I hope I am committing no indiscretion when I say that the old friend in question was Prince Alexander Stcherbatof of Vasilefskoe.

The arrears in the payment of taxes may be regarded as a pretty safe barometer for testing the condition of the rural population, because the peasant habitually pays his rates and taxes when he has the means of doing so; when he falls seriously and permanently into arrears it may be assumed that he is becoming impoverished. If the arrears fluctuate from year to year, the causes of the impoverishment may be regarded as accidental and perhaps temporary, but if they steadily accumulate, we must conclude that there is something radically wrong. Bearing these facts in mind, let us hear what the statistics say.

During the first twenty years after the Emancipation (1861-81)

things went on in their old grooves. The poor provinces remained poor, and the fertile provinces showed no signs of distress.
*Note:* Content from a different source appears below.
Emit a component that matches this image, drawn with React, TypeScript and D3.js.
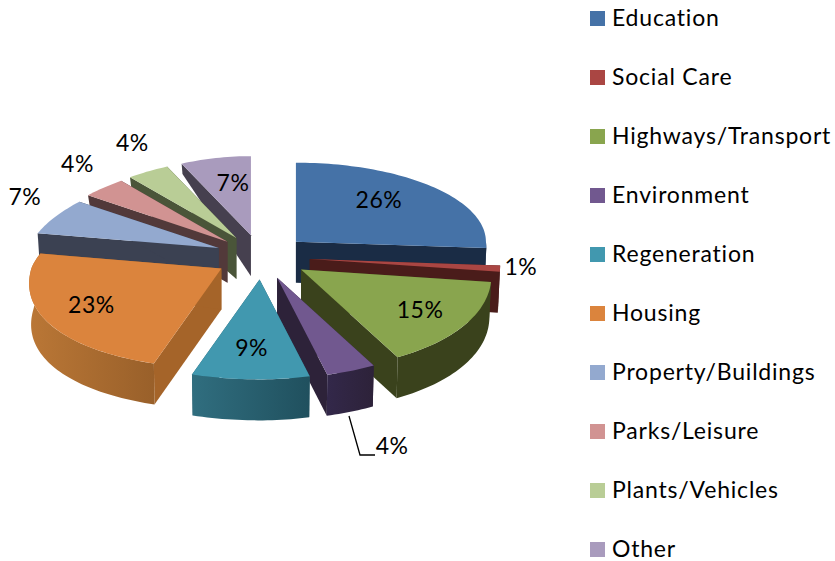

During the next twenty years (1881-1901) the arrears of the whole of European Russia rose, roughly speaking, from 27 to 144 millions of roubles, and the increase, strange to say, took place in the fertile provinces. In 1890, for example, out of 52 millions, nearly 41 millions, or 78 per cent., fell to the share of the provinces of the Black-earth Zone. In seven of these the average arrears per male, which had been in 1882 only 90 kopeks, rose in 1893 to 600, and in 1899 to 2,200! And this accumulation had taken place in spite of reductions of taxation to the extent of 37

million roubles in 1881-83, and successive famine grants from the Treasury in 1891-99 to the amount of 203 millions. On the other hand, in the provinces with a poor soil the arrears had greatly decreased. In Smolensk, for example, they had sunk from 202 per cent, to 13 per cent. of the annual sum to be paid, and in nearly all the other provinces of the west and north a similar change for the better had taken place.

These and many other figures which I might quote show that a great and very curious economic revolution has been gradually effected.
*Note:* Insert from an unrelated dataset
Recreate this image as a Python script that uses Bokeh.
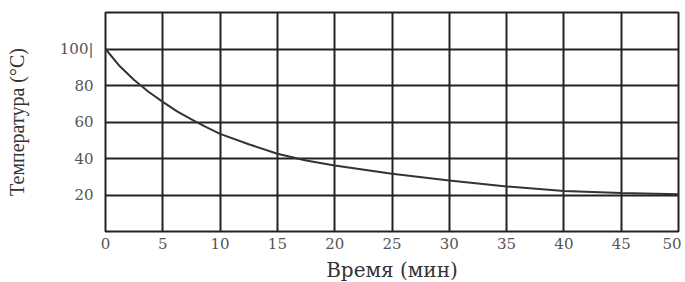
from bokeh.plotting import figure
from bokeh.models import FixedTicker, Range1d
from bokeh.embed import file_html
from bokeh.resources import INLINE

# Data
time_min = [0, 1.25, 2.5, 3.75, 5, 6.25, 7.5, 8.75, 10, 12.5, 15, 17.5, 20, 25, 30, 35, 40, 45, 50]
temp_c = [100, 90.5, 83, 76.6, 71, 65.8, 61.5, 57.3, 53.5, 47.8, 42.6, 38.9, 36.2, 31.7, 28.0, 24.7, 22.2, 21.1, 20.4]
x_ticks = [0, 5, 10, 15, 20, 25, 30, 35, 40, 45, 50]
y_ticks = [20, 40, 60, 80, 100]
y_grid = [0, 20, 40, 60, 80, 100, 120]
x_label = "Время (мин)"
y_label = "Температура (°C)"

p = figure(frame_width=573, frame_height=219, output_backend="svg", toolbar_location=None,
           x_range=Range1d(0, 50), y_range=Range1d(0, 120),
           min_border_left=105, min_border_right=3, min_border_top=12, min_border_bottom=10)
p.background_fill_color = "white"
p.border_fill_color = "white"
p.outline_line_color = "#222222"
p.outline_line_width = 2

p.line(time_min, temp_c, line_color="#333333", line_width=2)

p.xaxis.ticker = FixedTicker(ticks=x_ticks)
p.yaxis.ticker = FixedTicker(ticks=y_ticks)
p.xgrid.ticker = FixedTicker(ticks=x_ticks)
p.ygrid.ticker = FixedTicker(ticks=y_grid)
for g in (p.xgrid, p.ygrid):
    g.grid_line_color = "#222222"
    g.grid_line_width = 2
    g.grid_line_alpha = 1.0

for ax in (p.xaxis, p.yaxis):
    ax.axis_line_color = None
    ax.major_tick_line_color = None
    ax.minor_tick_line_color = None
    ax.major_label_text_font = "DejaVu Serif"
    ax.major_label_text_font_size = "15px"
    ax.major_label_text_color = "#555555"

p.yaxis.major_label_overrides = {100: "100|"}
p.xaxis.major_label_standoff = 0
p.yaxis.major_label_standoff = 6

p.xaxis.axis_label = x_label
p.xaxis.axis_label_text_font = "DejaVu Serif"
p.xaxis.axis_label_text_font_size = "20px"
p.xaxis.axis_label_text_font_style = "normal"
p.xaxis.axis_label_text_color = "#333333"
p.xaxis.axis_label_standoff = 6

p.yaxis.axis_label = y_label
p.yaxis.axis_label_text_font = "Liberation Serif"
p.yaxis.axis_label_text_font_size = "20px"
p.yaxis.axis_label_text_font_style = "normal"
p.yaxis.axis_label_text_color = "#333333"
p.yaxis.axis_label_standoff = 29

open("out.html", "w").write(file_html(p, INLINE))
The Black-earth Zone, which was formerly regarded as the inexhaustible granary of the Empire, has become impoverished, whilst the provinces which were formerly regarded as hopelessly poor are now in a comparatively flourishing condition. This fact has been officially recognised. In a classification of the provinces according to their degree of prosperity, drawn up by a special commission of experts in 1903, those with a poor light soil appear at the top, and those with the famous black earth are at the bottom of the list. In the deliberations of the commission many reasons for this extraordinary state of things are adduced. Most of them have merely a local significance. The big fact, taken as a whole, seems to me to show that, in consequence of certain changes of which I shall speak presently, the peasantry of European Russia can no longer live by the traditional modes of agriculture, even in the most fertile districts, and require for their support some subsidiary occupations such as are practised in the less fertile provinces.

In 1901 an additional famine grant of 33 1/2 million roubles had to be made by the Government.

Another sign of impoverishment is the decrease in the quantity of live stock. According to the very imperfect statistics available, for every hundred inhabitants the number of horses has decreased from 26 to 17, the number of cattle from 36 to 25, and the number of sheep from 73 to 40. This is a serious matter, because it means that the land is not so well manured and cultivated as formerly, and is consequently not so productive. Several economists have attempted to fix precisely to what extent the productivity has decreased, but I confess I have little faith in the accuracy of their conclusions. M. Polenof, for example, a most able and conscientious investigator, calculates that between 1861 and 1895, all over Russia, the amount of food produced, in relation to the number of the population, has decreased by seven per cent. His methods of calculation are ingenious, but the statistical data with which he operates are so far from accurate that his conclusions on this point have, in my opinion, little or no scientific value.